* start *

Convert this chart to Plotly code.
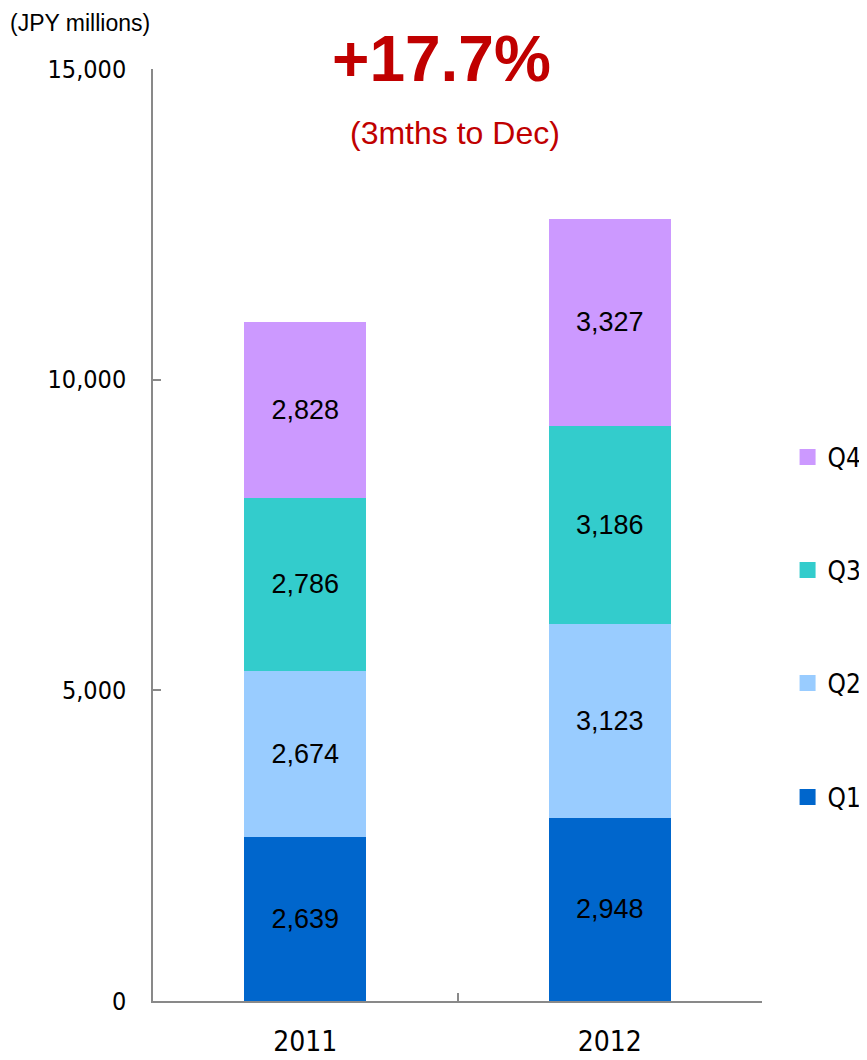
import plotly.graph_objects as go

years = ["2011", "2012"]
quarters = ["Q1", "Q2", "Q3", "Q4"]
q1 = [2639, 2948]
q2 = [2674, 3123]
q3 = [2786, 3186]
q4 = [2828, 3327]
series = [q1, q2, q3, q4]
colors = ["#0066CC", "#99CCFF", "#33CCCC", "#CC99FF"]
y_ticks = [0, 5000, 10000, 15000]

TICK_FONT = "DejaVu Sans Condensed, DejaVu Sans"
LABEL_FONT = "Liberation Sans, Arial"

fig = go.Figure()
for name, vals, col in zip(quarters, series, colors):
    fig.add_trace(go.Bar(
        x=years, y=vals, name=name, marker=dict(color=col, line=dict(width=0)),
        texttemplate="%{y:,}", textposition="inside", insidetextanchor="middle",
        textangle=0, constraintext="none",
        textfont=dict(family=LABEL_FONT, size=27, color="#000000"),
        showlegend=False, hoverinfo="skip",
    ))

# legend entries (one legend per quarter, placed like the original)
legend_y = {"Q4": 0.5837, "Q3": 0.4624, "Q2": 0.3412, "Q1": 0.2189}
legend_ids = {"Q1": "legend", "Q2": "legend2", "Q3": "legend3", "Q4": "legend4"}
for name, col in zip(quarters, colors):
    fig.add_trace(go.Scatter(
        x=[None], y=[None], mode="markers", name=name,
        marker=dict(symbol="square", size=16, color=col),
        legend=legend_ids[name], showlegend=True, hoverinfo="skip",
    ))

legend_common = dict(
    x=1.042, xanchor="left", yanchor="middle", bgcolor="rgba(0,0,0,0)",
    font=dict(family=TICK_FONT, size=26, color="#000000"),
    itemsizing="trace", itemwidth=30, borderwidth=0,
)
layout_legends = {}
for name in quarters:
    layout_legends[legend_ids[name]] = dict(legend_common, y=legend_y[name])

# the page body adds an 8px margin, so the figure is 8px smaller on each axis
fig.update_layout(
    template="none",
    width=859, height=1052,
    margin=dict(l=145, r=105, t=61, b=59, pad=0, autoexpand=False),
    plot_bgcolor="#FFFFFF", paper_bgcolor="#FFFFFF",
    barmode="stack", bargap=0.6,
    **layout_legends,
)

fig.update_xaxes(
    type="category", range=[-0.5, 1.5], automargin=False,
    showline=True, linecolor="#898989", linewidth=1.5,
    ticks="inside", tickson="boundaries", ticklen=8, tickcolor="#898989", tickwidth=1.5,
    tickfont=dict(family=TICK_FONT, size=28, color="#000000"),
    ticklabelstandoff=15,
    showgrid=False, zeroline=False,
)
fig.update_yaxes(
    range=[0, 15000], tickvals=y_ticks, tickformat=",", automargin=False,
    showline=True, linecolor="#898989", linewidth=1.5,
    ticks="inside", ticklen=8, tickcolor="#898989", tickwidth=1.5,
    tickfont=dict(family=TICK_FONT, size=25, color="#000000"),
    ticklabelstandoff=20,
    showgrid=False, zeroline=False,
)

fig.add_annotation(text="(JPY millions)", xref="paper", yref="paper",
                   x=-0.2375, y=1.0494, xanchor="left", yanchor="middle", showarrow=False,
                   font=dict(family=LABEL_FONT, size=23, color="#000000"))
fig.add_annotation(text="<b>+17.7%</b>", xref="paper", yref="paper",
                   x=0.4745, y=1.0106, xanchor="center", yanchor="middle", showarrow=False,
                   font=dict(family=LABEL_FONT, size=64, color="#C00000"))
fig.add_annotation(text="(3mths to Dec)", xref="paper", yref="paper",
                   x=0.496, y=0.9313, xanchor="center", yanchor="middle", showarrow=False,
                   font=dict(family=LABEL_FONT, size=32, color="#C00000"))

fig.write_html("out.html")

* end *

## WHAT IS NEEDED
Set the lines above down again, word for word, from the first through the one containing "y_ticks = [0, 5000, 10000, 15000]"; pictures excluded.

## EXPECTED OUTPUT
Convert this chart to Plotly code.
import plotly.graph_objects as go

years = ["2011", "2012"]
quarters = ["Q1", "Q2", "Q3", "Q4"]
q1 = [2639, 2948]
q2 = [2674, 3123]
q3 = [2786, 3186]
q4 = [2828, 3327]
series = [q1, q2, q3, q4]
colors = ["#0066CC", "#99CCFF", "#33CCCC", "#CC99FF"]
y_ticks = [0, 5000, 10000, 15000]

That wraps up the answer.